What is the difference between HBM3 and SXM?
Understanding HBM3 and SXM: Key Differences Explained
High Bandwidth Memory 3 (HBM3) and SXM represent two distinct, yet complementary technologies used primarily in high-performance computing and GPU architectures. While HBM3 is a type of memory technology, SXM is a GPU form factor developed by NVIDIA. Let's explore each of these technologies in detail, highlighting their key differences and roles within computing hardware.
What Is HBM3?
High Bandwidth Memory 3 (HBM3) is the third generation of high-bandwidth memory, specifically designed to deliver fast and efficient data transfer performance. HBM3 provides a significant improvement in bandwidth, power efficiency, and density compared to its predecessor, HBM2E.
Key Features of HBM3:
- High Bandwidth: Offers bandwidths up to multiple terabytes per second (TB/s), ideal for AI, machine learning, and data-intensive workloads.
- Low Power Consumption: Enhanced efficiency reduces power usage, making it suitable for high-performance computing and data center environments.

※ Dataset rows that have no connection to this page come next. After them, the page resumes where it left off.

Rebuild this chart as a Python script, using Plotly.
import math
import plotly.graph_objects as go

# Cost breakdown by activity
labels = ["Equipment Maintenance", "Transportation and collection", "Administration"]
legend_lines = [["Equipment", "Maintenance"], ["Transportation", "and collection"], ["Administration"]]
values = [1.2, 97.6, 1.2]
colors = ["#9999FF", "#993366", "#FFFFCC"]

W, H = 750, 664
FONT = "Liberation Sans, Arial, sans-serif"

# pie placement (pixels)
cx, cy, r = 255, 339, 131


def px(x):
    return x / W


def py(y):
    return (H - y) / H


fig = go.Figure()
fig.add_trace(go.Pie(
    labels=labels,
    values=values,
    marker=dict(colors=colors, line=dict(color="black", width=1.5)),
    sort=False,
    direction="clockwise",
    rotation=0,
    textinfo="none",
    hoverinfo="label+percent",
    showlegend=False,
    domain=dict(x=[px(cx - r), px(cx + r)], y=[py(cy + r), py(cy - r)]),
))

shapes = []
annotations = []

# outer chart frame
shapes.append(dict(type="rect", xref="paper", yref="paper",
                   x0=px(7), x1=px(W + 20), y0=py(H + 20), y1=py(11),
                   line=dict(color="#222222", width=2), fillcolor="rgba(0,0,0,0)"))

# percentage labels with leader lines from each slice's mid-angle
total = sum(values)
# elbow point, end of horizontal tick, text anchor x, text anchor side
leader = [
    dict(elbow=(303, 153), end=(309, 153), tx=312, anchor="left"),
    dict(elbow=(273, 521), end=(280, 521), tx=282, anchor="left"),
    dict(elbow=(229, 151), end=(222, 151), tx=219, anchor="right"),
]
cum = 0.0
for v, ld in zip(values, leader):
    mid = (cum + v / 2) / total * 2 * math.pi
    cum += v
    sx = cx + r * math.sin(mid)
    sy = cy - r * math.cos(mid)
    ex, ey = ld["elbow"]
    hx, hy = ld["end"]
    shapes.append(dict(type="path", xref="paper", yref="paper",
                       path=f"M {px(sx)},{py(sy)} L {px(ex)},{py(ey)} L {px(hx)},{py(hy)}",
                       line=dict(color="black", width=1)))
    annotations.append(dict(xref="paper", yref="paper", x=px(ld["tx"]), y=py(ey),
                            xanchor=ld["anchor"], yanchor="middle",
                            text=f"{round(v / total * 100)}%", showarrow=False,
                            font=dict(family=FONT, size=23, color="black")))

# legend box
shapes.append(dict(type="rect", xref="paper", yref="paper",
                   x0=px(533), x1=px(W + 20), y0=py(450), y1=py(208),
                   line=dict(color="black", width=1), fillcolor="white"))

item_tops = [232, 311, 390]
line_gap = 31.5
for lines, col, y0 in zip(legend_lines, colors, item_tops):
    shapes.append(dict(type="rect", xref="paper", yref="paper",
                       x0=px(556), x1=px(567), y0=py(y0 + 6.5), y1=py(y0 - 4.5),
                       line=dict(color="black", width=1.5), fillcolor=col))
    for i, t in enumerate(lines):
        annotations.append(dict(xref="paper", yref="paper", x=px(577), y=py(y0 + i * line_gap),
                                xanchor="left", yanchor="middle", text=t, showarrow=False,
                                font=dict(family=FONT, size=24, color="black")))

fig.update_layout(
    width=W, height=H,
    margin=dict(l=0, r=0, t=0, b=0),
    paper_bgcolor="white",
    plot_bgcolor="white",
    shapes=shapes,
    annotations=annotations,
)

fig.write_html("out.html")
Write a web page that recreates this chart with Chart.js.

- High Density: Increased memory density allows for more memory capacity in a smaller physical footprint.
- Stacked Memory Design: Utilizes vertically stacked memory dies interconnected with through-silicon vias (TSVs), reducing latency and improving overall performance.
What Is SXM?
SXM is a GPU form factor developed by NVIDIA specifically designed for data center and enterprise-level computing. SXM GPUs are optimized for high-density environments, delivering superior thermal management, power efficiency, and performance compared to traditional PCIe-based GPUs.
Key Features of SXM:
- Enhanced Thermal Performance: Offers advanced cooling solutions using vapor chambers or liquid cooling, ideal for dense, high-performance computing environments.
- High Power Delivery: Enables higher GPU power limits (often exceeding 600W per GPU), allowing GPUs to run at higher performance levels for demanding workloads.
- NVLink and NVSwitch Support: Supports NVIDIA's NVLink and NVSwitch technologies, providing higher GPU-to-GPU bandwidth for multi-GPU configurations.
- Compact Form Factor: Allows more GPUs per node or server, making it ideal for large-scale computing clusters and supercomputers.
HBM3 vs. SXM: Key Differences
Here's a concise comparison highlighting the key differences between HBM3 and SXM:
| Feature | HBM3 | SXM |
|---|---|---|
| Technology Type | Memory Technology | GPU Form Factor |
| Primary Use Case | High-speed memory access for GPUs, CPUs, and accelerators | High-density, high-performance GPU deployments in data centers |
| Bandwidth | Extremely high (multiple TB/s) memory bandwidth | High GPU-to-GPU bandwidth via NVLink/NVSwitch |
| Power Consumption | Power-efficient, optimized for low-power memory access | Higher power limits allowing maximum GPU performance |
| Integration | Integrated directly onto GPU packages (stacked memory) | GPU module design optimized for data center racks and clusters |
| Cooling Solutions | Does not determine cooling solutions directly | Offers advanced cooling options (vapor chambers, liquid cooling) |
Practical Example
To illustrate clearly, consider NVIDIA's latest GPUs, such as the NVIDIA H100 GPU:
- HBM3 Usage: The NVIDIA H100 GPU incorporates HBM3 for ultra-fast memory access, enabling efficient data transfers for AI workloads and HPC applications.
- SXM Implementation: The NVIDIA H100 SXM module makes use of the SXM form factor to enable higher GPU density, improved cooling solutions, and higher power limits, leading to superior system-level performance.
Summary
In essence, HBM3 is a memory technology designed for high-speed, high-density memory access, while SXM represents NVIDIA's GPU form factor optimized for data centers and high-performance computing environments. Both technologies complement each other—HBM3 providing memory performance and SXM ensuring GPU density, power efficiency, and efficient cooling solutions.